▶ _WRITTEN PROBLEM_: Repeat the records exactly. Every line must match.

▶ _RAW RECORDS_:
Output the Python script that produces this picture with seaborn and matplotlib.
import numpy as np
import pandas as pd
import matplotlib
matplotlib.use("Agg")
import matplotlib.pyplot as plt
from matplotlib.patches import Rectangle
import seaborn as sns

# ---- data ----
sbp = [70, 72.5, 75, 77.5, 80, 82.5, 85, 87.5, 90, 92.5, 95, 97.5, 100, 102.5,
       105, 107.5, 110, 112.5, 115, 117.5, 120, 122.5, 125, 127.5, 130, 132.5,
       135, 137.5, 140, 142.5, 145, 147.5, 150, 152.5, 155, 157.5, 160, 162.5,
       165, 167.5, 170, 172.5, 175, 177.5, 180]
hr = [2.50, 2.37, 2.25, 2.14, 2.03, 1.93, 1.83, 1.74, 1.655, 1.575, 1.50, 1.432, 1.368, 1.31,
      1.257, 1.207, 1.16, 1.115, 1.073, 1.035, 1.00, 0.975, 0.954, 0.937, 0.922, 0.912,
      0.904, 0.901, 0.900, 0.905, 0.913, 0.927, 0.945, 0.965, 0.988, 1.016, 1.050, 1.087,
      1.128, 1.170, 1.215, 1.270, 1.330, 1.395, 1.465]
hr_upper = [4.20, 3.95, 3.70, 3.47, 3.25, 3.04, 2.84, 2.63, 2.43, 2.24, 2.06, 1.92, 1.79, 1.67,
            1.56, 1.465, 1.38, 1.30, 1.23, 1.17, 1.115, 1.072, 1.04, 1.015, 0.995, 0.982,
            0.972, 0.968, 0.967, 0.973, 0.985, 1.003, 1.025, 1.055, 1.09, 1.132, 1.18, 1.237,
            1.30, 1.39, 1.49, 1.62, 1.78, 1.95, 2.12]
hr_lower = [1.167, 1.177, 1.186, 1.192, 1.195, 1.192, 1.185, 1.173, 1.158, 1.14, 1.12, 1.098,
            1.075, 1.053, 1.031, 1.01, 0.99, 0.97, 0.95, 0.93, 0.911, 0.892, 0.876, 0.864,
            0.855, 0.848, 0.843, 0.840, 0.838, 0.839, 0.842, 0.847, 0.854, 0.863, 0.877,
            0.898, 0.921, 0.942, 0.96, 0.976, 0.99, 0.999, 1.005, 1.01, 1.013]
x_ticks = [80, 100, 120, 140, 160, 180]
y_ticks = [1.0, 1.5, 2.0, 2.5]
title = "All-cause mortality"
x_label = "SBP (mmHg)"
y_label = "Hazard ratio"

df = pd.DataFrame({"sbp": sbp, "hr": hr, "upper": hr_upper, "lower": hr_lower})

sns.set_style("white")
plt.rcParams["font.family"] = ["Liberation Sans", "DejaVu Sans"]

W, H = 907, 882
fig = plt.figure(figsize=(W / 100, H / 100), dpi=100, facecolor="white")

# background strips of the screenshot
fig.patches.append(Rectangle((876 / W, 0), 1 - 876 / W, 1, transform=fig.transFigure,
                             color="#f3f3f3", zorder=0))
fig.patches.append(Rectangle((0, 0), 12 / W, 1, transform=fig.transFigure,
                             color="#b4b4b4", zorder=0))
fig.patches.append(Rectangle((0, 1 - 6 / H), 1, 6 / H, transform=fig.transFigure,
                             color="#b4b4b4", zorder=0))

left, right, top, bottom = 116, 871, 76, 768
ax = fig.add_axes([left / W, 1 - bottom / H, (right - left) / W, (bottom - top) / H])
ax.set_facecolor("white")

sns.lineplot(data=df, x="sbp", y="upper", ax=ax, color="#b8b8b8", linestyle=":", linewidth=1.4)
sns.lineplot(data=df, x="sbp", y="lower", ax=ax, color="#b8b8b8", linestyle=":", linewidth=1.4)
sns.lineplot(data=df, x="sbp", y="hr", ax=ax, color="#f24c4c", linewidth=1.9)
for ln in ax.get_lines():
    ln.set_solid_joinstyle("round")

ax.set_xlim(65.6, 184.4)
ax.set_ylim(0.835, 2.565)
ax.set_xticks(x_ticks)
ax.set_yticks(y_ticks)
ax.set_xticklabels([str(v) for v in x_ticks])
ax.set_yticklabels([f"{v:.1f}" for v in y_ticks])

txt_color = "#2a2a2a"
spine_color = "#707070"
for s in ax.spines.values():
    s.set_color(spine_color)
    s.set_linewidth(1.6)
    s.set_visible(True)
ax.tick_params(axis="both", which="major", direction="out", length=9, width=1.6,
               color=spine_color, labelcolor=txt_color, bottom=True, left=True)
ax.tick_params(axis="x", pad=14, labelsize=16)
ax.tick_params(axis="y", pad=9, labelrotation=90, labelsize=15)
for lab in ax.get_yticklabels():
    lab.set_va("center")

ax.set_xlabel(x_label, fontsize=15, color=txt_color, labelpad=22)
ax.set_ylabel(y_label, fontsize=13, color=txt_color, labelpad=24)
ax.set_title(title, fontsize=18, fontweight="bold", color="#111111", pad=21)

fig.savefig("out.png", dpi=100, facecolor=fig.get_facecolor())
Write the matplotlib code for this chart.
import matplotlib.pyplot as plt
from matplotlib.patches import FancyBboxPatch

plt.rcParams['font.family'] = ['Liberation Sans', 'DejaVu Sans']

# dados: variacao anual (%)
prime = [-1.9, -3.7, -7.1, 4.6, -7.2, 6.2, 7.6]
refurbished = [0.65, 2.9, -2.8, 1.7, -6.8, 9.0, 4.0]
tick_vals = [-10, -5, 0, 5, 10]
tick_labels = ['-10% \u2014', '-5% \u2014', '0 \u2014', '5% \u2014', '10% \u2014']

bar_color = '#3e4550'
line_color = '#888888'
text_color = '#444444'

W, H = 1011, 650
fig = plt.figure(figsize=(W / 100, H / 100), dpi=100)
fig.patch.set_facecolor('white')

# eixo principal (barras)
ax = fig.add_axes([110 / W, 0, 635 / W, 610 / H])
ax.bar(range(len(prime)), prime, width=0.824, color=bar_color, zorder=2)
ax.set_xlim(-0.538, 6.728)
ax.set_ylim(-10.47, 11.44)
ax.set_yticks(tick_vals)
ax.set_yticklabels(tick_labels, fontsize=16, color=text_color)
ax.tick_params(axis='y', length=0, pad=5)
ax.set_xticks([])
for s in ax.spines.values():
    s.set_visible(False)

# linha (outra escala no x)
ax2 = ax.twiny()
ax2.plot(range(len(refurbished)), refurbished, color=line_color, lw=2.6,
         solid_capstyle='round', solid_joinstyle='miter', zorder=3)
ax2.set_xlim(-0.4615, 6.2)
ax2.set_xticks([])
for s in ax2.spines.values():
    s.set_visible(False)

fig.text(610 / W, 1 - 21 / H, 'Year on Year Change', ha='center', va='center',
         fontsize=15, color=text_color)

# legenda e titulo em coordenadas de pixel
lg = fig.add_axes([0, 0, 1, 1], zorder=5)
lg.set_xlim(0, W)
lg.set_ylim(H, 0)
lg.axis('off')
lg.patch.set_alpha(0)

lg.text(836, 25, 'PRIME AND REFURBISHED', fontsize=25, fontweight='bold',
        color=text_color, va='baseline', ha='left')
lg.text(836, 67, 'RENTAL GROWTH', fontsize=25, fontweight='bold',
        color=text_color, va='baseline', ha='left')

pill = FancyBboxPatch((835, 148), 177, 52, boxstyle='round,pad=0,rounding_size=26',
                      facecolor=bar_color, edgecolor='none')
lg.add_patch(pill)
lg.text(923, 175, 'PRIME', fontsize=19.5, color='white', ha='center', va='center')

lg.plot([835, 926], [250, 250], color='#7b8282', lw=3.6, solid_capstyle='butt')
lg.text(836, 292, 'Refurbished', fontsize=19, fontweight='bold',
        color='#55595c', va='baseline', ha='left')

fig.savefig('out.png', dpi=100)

▶ _ANSWER TO THIS TASK_:
Output the Python script that produces this picture with seaborn and matplotlib.
import numpy as np
import pandas as pd
import matplotlib
matplotlib.use("Agg")
import matplotlib.pyplot as plt
from matplotlib.patches import Rectangle
import seaborn as sns

# ---- data ----
sbp = [70, 72.5, 75, 77.5, 80, 82.5, 85, 87.5, 90, 92.5, 95, 97.5, 100, 102.5,
       105, 107.5, 110, 112.5, 115, 117.5, 120, 122.5, 125, 127.5, 130, 132.5,
       135, 137.5, 140, 142.5, 145, 147.5, 150, 152.5, 155, 157.5, 160, 162.5,
       165, 167.5, 170, 172.5, 175, 177.5, 180]
hr = [2.50, 2.37, 2.25, 2.14, 2.03, 1.93, 1.83, 1.74, 1.655, 1.575, 1.50, 1.432, 1.368, 1.31,
      1.257, 1.207, 1.16, 1.115, 1.073, 1.035, 1.00, 0.975, 0.954, 0.937, 0.922, 0.912,
      0.904, 0.901, 0.900, 0.905, 0.913, 0.927, 0.945, 0.965, 0.988, 1.016, 1.050, 1.087,
      1.128, 1.170, 1.215, 1.270, 1.330, 1.395, 1.465]
hr_upper = [4.20, 3.95, 3.70, 3.47, 3.25, 3.04, 2.84, 2.63, 2.43, 2.24, 2.06, 1.92, 1.79, 1.67,
            1.56, 1.465, 1.38, 1.30, 1.23, 1.17, 1.115, 1.072, 1.04, 1.015, 0.995, 0.982,
            0.972, 0.968, 0.967, 0.973, 0.985, 1.003, 1.025, 1.055, 1.09, 1.132, 1.18, 1.237,
            1.30, 1.39, 1.49, 1.62, 1.78, 1.95, 2.12]
hr_lower = [1.167, 1.177, 1.186, 1.192, 1.195, 1.192, 1.185, 1.173, 1.158, 1.14, 1.12, 1.098,
            1.075, 1.053, 1.031, 1.01, 0.99, 0.97, 0.95, 0.93, 0.911, 0.892, 0.876, 0.864,
            0.855, 0.848, 0.843, 0.840, 0.838, 0.839, 0.842, 0.847, 0.854, 0.863, 0.877,
            0.898, 0.921, 0.942, 0.96, 0.976, 0.99, 0.999, 1.005, 1.01, 1.013]
x_ticks = [80, 100, 120, 140, 160, 180]
y_ticks = [1.0, 1.5, 2.0, 2.5]
title = "All-cause mortality"
x_label = "SBP (mmHg)"
y_label = "Hazard ratio"

df = pd.DataFrame({"sbp": sbp, "hr": hr, "upper": hr_upper, "lower": hr_lower})

sns.set_style("white")
plt.rcParams["font.family"] = ["Liberation Sans", "DejaVu Sans"]

W, H = 907, 882
fig = plt.figure(figsize=(W / 100, H / 100), dpi=100, facecolor="white")

# background strips of the screenshot
fig.patches.append(Rectangle((876 / W, 0), 1 - 876 / W, 1, transform=fig.transFigure,
                             color="#f3f3f3", zorder=0))
fig.patches.append(Rectangle((0, 0), 12 / W, 1, transform=fig.transFigure,
                             color="#b4b4b4", zorder=0))
fig.patches.append(Rectangle((0, 1 - 6 / H), 1, 6 / H, transform=fig.transFigure,
                             color="#b4b4b4", zorder=0))

left, right, top, bottom = 116, 871, 76, 768
ax = fig.add_axes([left / W, 1 - bottom / H, (right - left) / W, (bottom - top) / H])
ax.set_facecolor("white")

sns.lineplot(data=df, x="sbp", y="upper", ax=ax, color="#b8b8b8", linestyle=":", linewidth=1.4)
sns.lineplot(data=df, x="sbp", y="lower", ax=ax, color="#b8b8b8", linestyle=":", linewidth=1.4)
sns.lineplot(data=df, x="sbp", y="hr", ax=ax, color="#f24c4c", linewidth=1.9)
for ln in ax.get_lines():
    ln.set_solid_joinstyle("round")

ax.set_xlim(65.6, 184.4)
ax.set_ylim(0.835, 2.565)
ax.set_xticks(x_ticks)
ax.set_yticks(y_ticks)
ax.set_xticklabels([str(v) for v in x_ticks])
ax.set_yticklabels([f"{v:.1f}" for v in y_ticks])

txt_color = "#2a2a2a"
spine_color = "#707070"
for s in ax.spines.values():
    s.set_color(spine_color)
    s.set_linewidth(1.6)
    s.set_visible(True)
ax.tick_params(axis="both", which="major", direction="out", length=9, width=1.6,
               color=spine_color, labelcolor=txt_color, bottom=True, left=True)
ax.tick_params(axis="x", pad=14, labelsize=16)
ax.tick_params(axis="y", pad=9, labelrotation=90, labelsize=15)
for lab in ax.get_yticklabels():
    lab.set_va("center")

ax.set_xlabel(x_label, fontsize=15, color=txt_color, labelpad=22)
ax.set_ylabel(y_label, fontsize=13, color=txt_color, labelpad=24)
ax.set_title(title, fontsize=18, fontweight="bold", color="#111111", pad=21)

fig.savefig("out.png", dpi=100, facecolor=fig.get_facecolor())
Write the matplotlib code for this chart.
import matplotlib.pyplot as plt
from matplotlib.patches import FancyBboxPatch

plt.rcParams['font.family'] = ['Liberation Sans', 'DejaVu Sans']

# dados: variacao anual (%)
prime = [-1.9, -3.7, -7.1, 4.6, -7.2, 6.2, 7.6]
refurbished = [0.65, 2.9, -2.8, 1.7, -6.8, 9.0, 4.0]
tick_vals = [-10, -5, 0, 5, 10]
tick_labels = ['-10% \u2014', '-5% \u2014', '0 \u2014', '5% \u2014', '10% \u2014']

bar_color = '#3e4550'
line_color = '#888888'
text_color = '#444444'

W, H = 1011, 650
fig = plt.figure(figsize=(W / 100, H / 100), dpi=100)
fig.patch.set_facecolor('white')

# eixo principal (barras)
ax = fig.add_axes([110 / W, 0, 635 / W, 610 / H])
ax.bar(range(len(prime)), prime, width=0.824, color=bar_color, zorder=2)
ax.set_xlim(-0.538, 6.728)
ax.set_ylim(-10.47, 11.44)
ax.set_yticks(tick_vals)
ax.set_yticklabels(tick_labels, fontsize=16, color=text_color)
ax.tick_params(axis='y', length=0, pad=5)
ax.set_xticks([])
for s in ax.spines.values():
    s.set_visible(False)

# linha (outra escala no x)
ax2 = ax.twiny()
ax2.plot(range(len(refurbished)), refurbished, color=line_color, lw=2.6,
         solid_capstyle='round', solid_joinstyle='miter', zorder=3)
ax2.set_xlim(-0.4615, 6.2)
ax2.set_xticks([])
for s in ax2.spines.values():
    s.set_visible(False)

fig.text(610 / W, 1 - 21 / H, 'Year on Year Change', ha='center', va='center',
         fontsize=15, color=text_color)

# legenda e titulo em coordenadas de pixel
lg = fig.add_axes([0, 0, 1, 1], zorder=5)
lg.set_xlim(0, W)
lg.set_ylim(H, 0)
lg.axis('off')
lg.patch.set_alpha(0)

lg.text(836, 25, 'PRIME AND REFURBISHED', fontsize=25, fontweight='bold',
        color=text_color, va='baseline', ha='left')
lg.text(836, 67, 'RENTAL GROWTH', fontsize=25, fontweight='bold',
        color=text_color, va='baseline', ha='left')

pill = FancyBboxPatch((835, 148), 177, 52, boxstyle='round,pad=0,rounding_size=26',
                      facecolor=bar_color, edgecolor='none')
lg.add_patch(pill)
lg.text(923, 175, 'PRIME', fontsize=19.5, color='white', ha='center', va='center')

lg.plot([835, 926], [250, 250], color='#7b8282', lw=3.6, solid_capstyle='butt')
lg.text(836, 292, 'Refurbished', fontsize=19, fontweight='bold',
        color='#55595c', va='baseline', ha='left')

fig.savefig('out.png', dpi=100)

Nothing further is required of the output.